Set problem →
Would you write out the listing verbatim and skip every picture in it?

Recorded information →
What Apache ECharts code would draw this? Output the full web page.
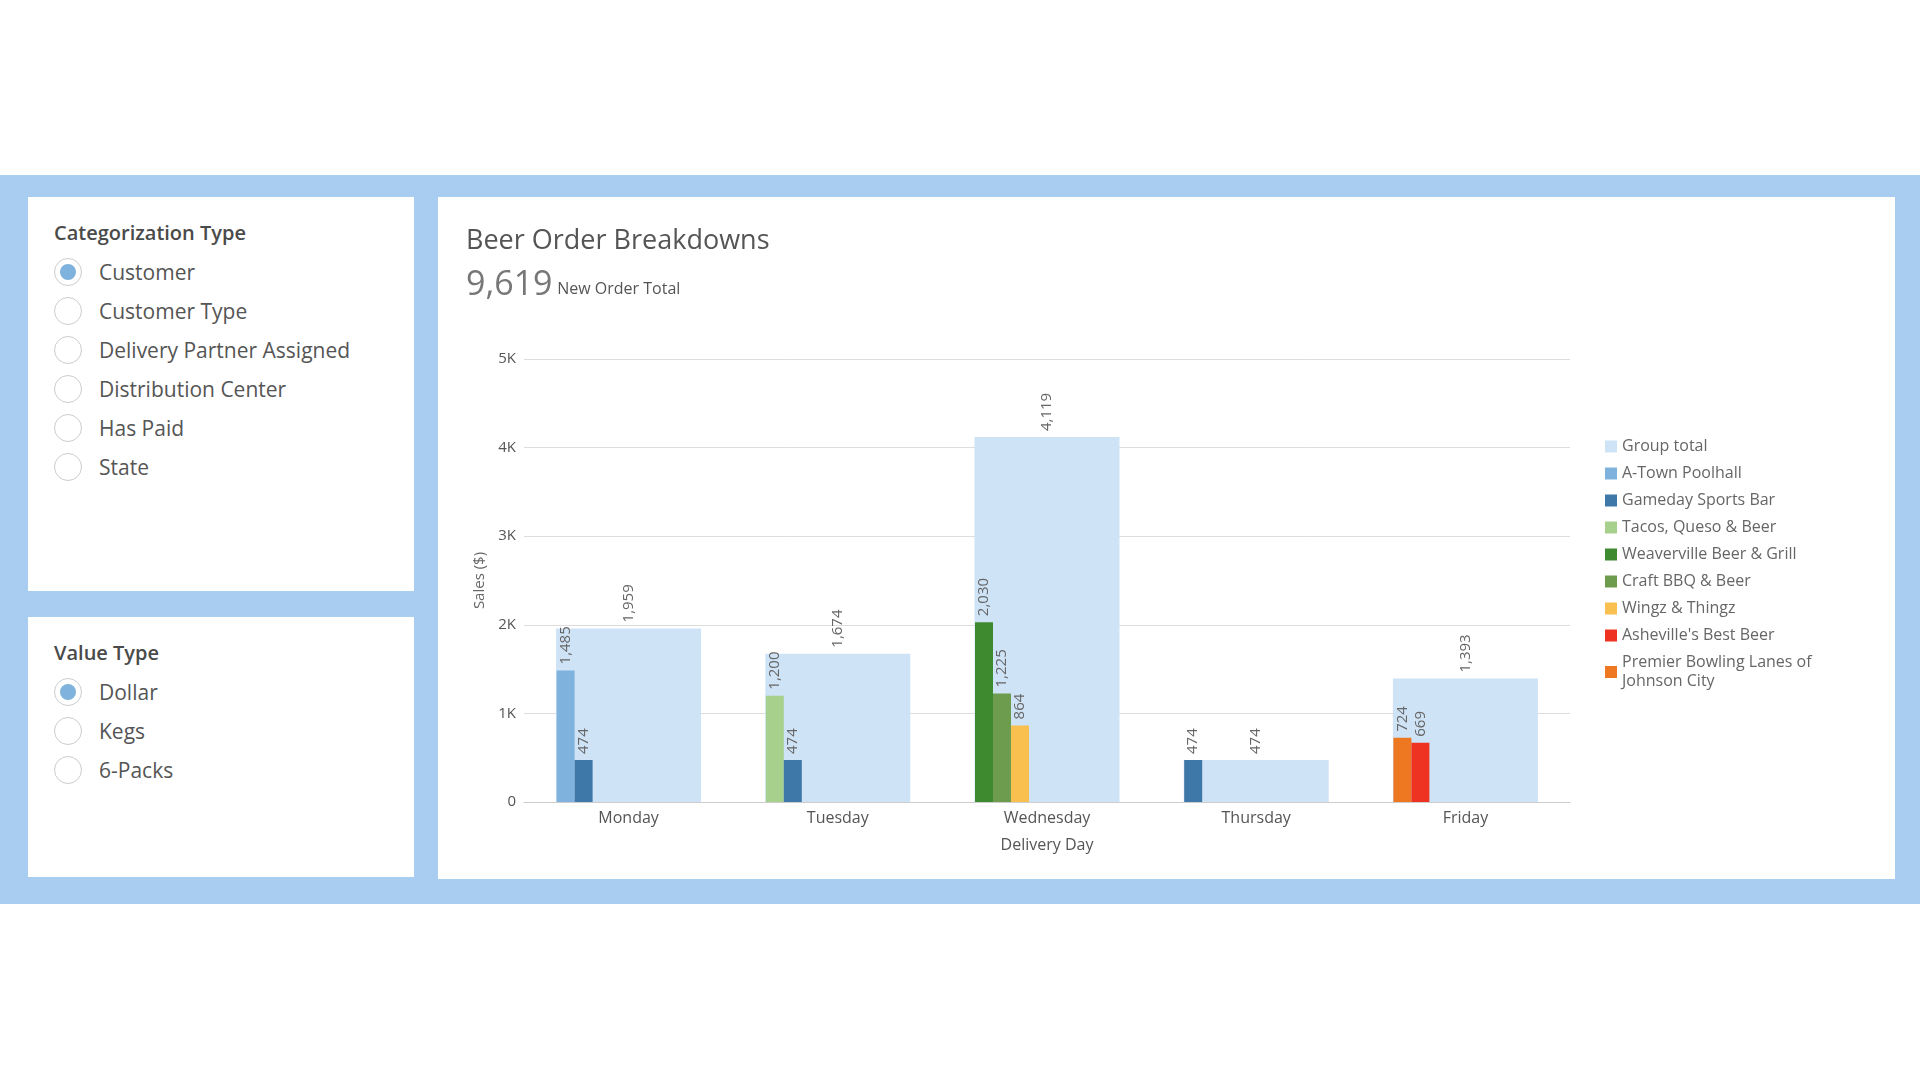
<!DOCTYPE html>
<html><head><meta charset="utf-8">
<script src="https://cdn.jsdelivr.net/npm/echarts@6/dist/echarts.min.js"></script>
<style>
html,body{margin:0;width:1920px;height:1080px;background:#fff;font-family:"Open Sans",sans-serif;overflow:hidden;position:relative}
.band{position:absolute;left:0;top:175px;width:1920px;height:729px;background:#a8cdf0}
.panel{position:absolute;background:#fff}
.h{position:absolute;font-size:20px;font-weight:600;color:#4a4a4a}
.r{position:absolute;font-size:21px;color:#555;height:28px;line-height:28px}
.r i{position:absolute;left:-45px;top:0;width:26px;height:26px;border:1px solid #ccc;border-radius:50%;background:#fff}
.r i.on::after{content:"";position:absolute;left:5px;top:5px;width:16px;height:16px;border-radius:50%;background:#7fb2dc}
#c{position:absolute;left:0;top:0;width:1920px;height:1080px}
</style></head><body>
<div class="band"></div>
<div class="panel" style="left:28px;top:197px;width:386px;height:394px"></div>
<div class="panel" style="left:28px;top:617px;width:386px;height:260px"></div>
<div class="panel" style="left:438px;top:197px;width:1457px;height:682px"></div>
<div class="h" style="left:54px;top:219px">Categorization Type</div>
<div id="r1"></div>
<div class="h" style="left:54px;top:639px">Value Type</div>
<div id="c"></div>
<script>
var days=['Monday','Tuesday','Wednesday','Thursday','Friday'];
var groupTotal=[1959,1674,4119,474,1393];
var customers=['A-Town Poolhall','Gameday Sports Bar','Tacos, Queso & Beer','Weaverville Beer & Grill','Craft BBQ & Beer','Wingz & Thingz',"Asheville's Best Beer",'Premier Bowling Lanes of\nJohnson City'];
var colors=['#7fb2dc','#3d78a8','#a8d08d','#3e8a2f','#6e9c4f','#f9bf4f','#ee3322','#ee7722'];
var slotCust=[[0,2,3,1,7],[1,1,4,null,6],[null,null,5,null,null]];
var slotVal=[[1485,1200,2030,474,724],[474,474,1225,null,669],[null,null,864,null,null]];
var cat1=['Customer','Customer Type','Delivery Partner Assigned','Distribution Center','Has Paid','State'];
var cat2=['Dollar','Kegs','6-Packs'];

var html='';
cat1.forEach(function(t,i){html+='<div class="r" style="left:99px;top:'+(258+i*39)+'px"><i class="'+(i==0?'on':'')+'"></i>'+t+'</div>';});
cat2.forEach(function(t,i){html+='<div class="r" style="left:99px;top:'+(678+i*39)+'px"><i class="'+(i==0?'on':'')+'"></i>'+t+'</div>';});
document.getElementById('r1').innerHTML=html;

var fmt=function(p){return p.value==null?'':p.value.toLocaleString('en-US');};
var lbl={show:true,position:'top',rotate:90,align:'left',verticalAlign:'middle',distance:6,color:'#666',fontSize:15,formatter:fmt};
var series=[{name:'Group total',type:'bar',xAxisIndex:0,data:groupTotal,barWidth:145,itemStyle:{color:'#cfe3f7'},label:lbl,z:1}];
for(var s=0;s<3;s++){
  series.push({name:'slot'+s,type:'bar',xAxisIndex:1,barWidth:18,barGap:0,z:3,label:lbl,
    data:slotVal[s].map(function(v,d){return v==null?null:{value:v,itemStyle:{color:colors[slotCust[s][d]]}};})});
}
for(var f=0;f<5;f++) series.push({name:'f'+f,type:'bar',xAxisIndex:1,barWidth:18,barGap:0,data:[]});
customers.forEach(function(n,i){series.push({name:n,type:'line',data:[],itemStyle:{color:colors[i]},lineStyle:{color:colors[i]}});});

var chart=echarts.init(document.getElementById('c'));
chart.setOption({
  animation:false,
  textStyle:{fontFamily:'Open Sans'},
  title:[{text:'Beer Order Breakdowns',left:461,top:223,textStyle:{fontSize:27,fontWeight:'normal',color:'#555',fontFamily:'Open Sans'}},
         {text:'{a|9,619} {b|New Order Total}',left:461,top:263,textStyle:{fontWeight:'normal',rich:{a:{fontSize:34,color:'#777',fontWeight:'normal',fontFamily:'Open Sans'},b:{fontSize:16,color:'#555',fontWeight:'normal',fontFamily:'Open Sans',padding:[8,0,0,0]}}}}],
  legend:{orient:'vertical',left:1600,top:432,itemWidth:12,itemHeight:12,itemGap:8,icon:'rect',
    textStyle:{fontSize:16,color:'#666',lineHeight:19,fontFamily:'Open Sans'},
    data:['Group total'].concat(customers).map(function(n,i){return {name:n,itemStyle:{color:i==0?'#cfe3f7':colors[i-1]}};})},
  grid:{left:524,right:350,top:359,bottom:278},
  xAxis:[{type:'category',data:days,axisTick:{show:false},axisLine:{lineStyle:{color:'#ccc'}},
    axisLabel:{color:'#555',fontSize:16},name:'Delivery Day',nameLocation:'middle',nameGap:35,nameTextStyle:{color:'#555',fontSize:16}},
    {type:'category',data:days,show:false}],
  yAxis:{type:'value',min:0,max:5000,interval:1000,axisLabel:{color:'#555',fontSize:15,formatter:function(v){return v==0?'0':v/1000+'K';}},
    splitLine:{lineStyle:{color:'#ddd'}},name:'Sales ($)',nameLocation:'middle',nameGap:33,nameTextStyle:{color:'#666',fontSize:15}},
  series:series
});
</script></body></html>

Result →
What Apache ECharts code would draw this? Output the full web page.
<!DOCTYPE html>
<html><head><meta charset="utf-8">
<script src="https://cdn.jsdelivr.net/npm/echarts@6/dist/echarts.min.js"></script>
<style>
html,body{margin:0;width:1920px;height:1080px;background:#fff;font-family:"Open Sans",sans-serif;overflow:hidden;position:relative}
.band{position:absolute;left:0;top:175px;width:1920px;height:729px;background:#a8cdf0}
.panel{position:absolute;background:#fff}
.h{position:absolute;font-size:20px;font-weight:600;color:#4a4a4a}
.r{position:absolute;font-size:21px;color:#555;height:28px;line-height:28px}
.r i{position:absolute;left:-45px;top:0;width:26px;height:26px;border:1px solid #ccc;border-radius:50%;background:#fff}
.r i.on::after{content:"";position:absolute;left:5px;top:5px;width:16px;height:16px;border-radius:50%;background:#7fb2dc}
#c{position:absolute;left:0;top:0;width:1920px;height:1080px}
</style></head><body>
<div class="band"></div>
<div class="panel" style="left:28px;top:197px;width:386px;height:394px"></div>
<div class="panel" style="left:28px;top:617px;width:386px;height:260px"></div>
<div class="panel" style="left:438px;top:197px;width:1457px;height:682px"></div>
<div class="h" style="left:54px;top:219px">Categorization Type</div>
<div id="r1"></div>
<div class="h" style="left:54px;top:639px">Value Type</div>
<div id="c"></div>
<script>
var days=['Monday','Tuesday','Wednesday','Thursday','Friday'];
var groupTotal=[1959,1674,4119,474,1393];
var customers=['A-Town Poolhall','Gameday Sports Bar','Tacos, Queso & Beer','Weaverville Beer & Grill','Craft BBQ & Beer','Wingz & Thingz',"Asheville's Best Beer",'Premier Bowling Lanes of\nJohnson City'];
var colors=['#7fb2dc','#3d78a8','#a8d08d','#3e8a2f','#6e9c4f','#f9bf4f','#ee3322','#ee7722'];
var slotCust=[[0,2,3,1,7],[1,1,4,null,6],[null,null,5,null,null]];
var slotVal=[[1485,1200,2030,474,724],[474,474,1225,null,669],[null,null,864,null,null]];
var cat1=['Customer','Customer Type','Delivery Partner Assigned','Distribution Center','Has Paid','State'];
var cat2=['Dollar','Kegs','6-Packs'];

var html='';
cat1.forEach(function(t,i){html+='<div class="r" style="left:99px;top:'+(258+i*39)+'px"><i class="'+(i==0?'on':'')+'"></i>'+t+'</div>';});
cat2.forEach(function(t,i){html+='<div class="r" style="left:99px;top:'+(678+i*39)+'px"><i class="'+(i==0?'on':'')+'"></i>'+t+'</div>';});
document.getElementById('r1').innerHTML=html;

var fmt=function(p){return p.value==null?'':p.value.toLocaleString('en-US');};
var lbl={show:true,position:'top',rotate:90,align:'left',verticalAlign:'middle',distance:6,color:'#666',fontSize:15,formatter:fmt};
var series=[{name:'Group total',type:'bar',xAxisIndex:0,data:groupTotal,barWidth:145,itemStyle:{color:'#cfe3f7'},label:lbl,z:1}];
for(var s=0;s<3;s++){
  series.push({name:'slot'+s,type:'bar',xAxisIndex:1,barWidth:18,barGap:0,z:3,label:lbl,
    data:slotVal[s].map(function(v,d){return v==null?null:{value:v,itemStyle:{color:colors[slotCust[s][d]]}};})});
}
for(var f=0;f<5;f++) series.push({name:'f'+f,type:'bar',xAxisIndex:1,barWidth:18,barGap:0,data:[]});
customers.forEach(function(n,i){series.push({name:n,type:'line',data:[],itemStyle:{color:colors[i]},lineStyle:{color:colors[i]}});});

var chart=echarts.init(document.getElementById('c'));
chart.setOption({
  animation:false,
  textStyle:{fontFamily:'Open Sans'},
  title:[{text:'Beer Order Breakdowns',left:461,top:223,textStyle:{fontSize:27,fontWeight:'normal',color:'#555',fontFamily:'Open Sans'}},
         {text:'{a|9,619} {b|New Order Total}',left:461,top:263,textStyle:{fontWeight:'normal',rich:{a:{fontSize:34,color:'#777',fontWeight:'normal',fontFamily:'Open Sans'},b:{fontSize:16,color:'#555',fontWeight:'normal',fontFamily:'Open Sans',padding:[8,0,0,0]}}}}],
  legend:{orient:'vertical',left:1600,top:432,itemWidth:12,itemHeight:12,itemGap:8,icon:'rect',
    textStyle:{fontSize:16,color:'#666',lineHeight:19,fontFamily:'Open Sans'},
    data:['Group total'].concat(customers).map(function(n,i){return {name:n,itemStyle:{color:i==0?'#cfe3f7':colors[i-1]}};})},
  grid:{left:524,right:350,top:359,bottom:278},
  xAxis:[{type:'category',data:days,axisTick:{show:false},axisLine:{lineStyle:{color:'#ccc'}},
    axisLabel:{color:'#555',fontSize:16},name:'Delivery Day',nameLocation:'middle',nameGap:35,nameTextStyle:{color:'#555',fontSize:16}},
    {type:'category',data:days,show:false}],
  yAxis:{type:'value',min:0,max:5000,interval:1000,axisLabel:{color:'#555',fontSize:15,formatter:function(v){return v==0?'0':v/1000+'K';}},
    splitLine:{lineStyle:{color:'#ddd'}},name:'Sales ($)',nameLocation:'middle',nameGap:33,nameTextStyle:{color:'#666',fontSize:15}},
  series:series
});
</script></body></html>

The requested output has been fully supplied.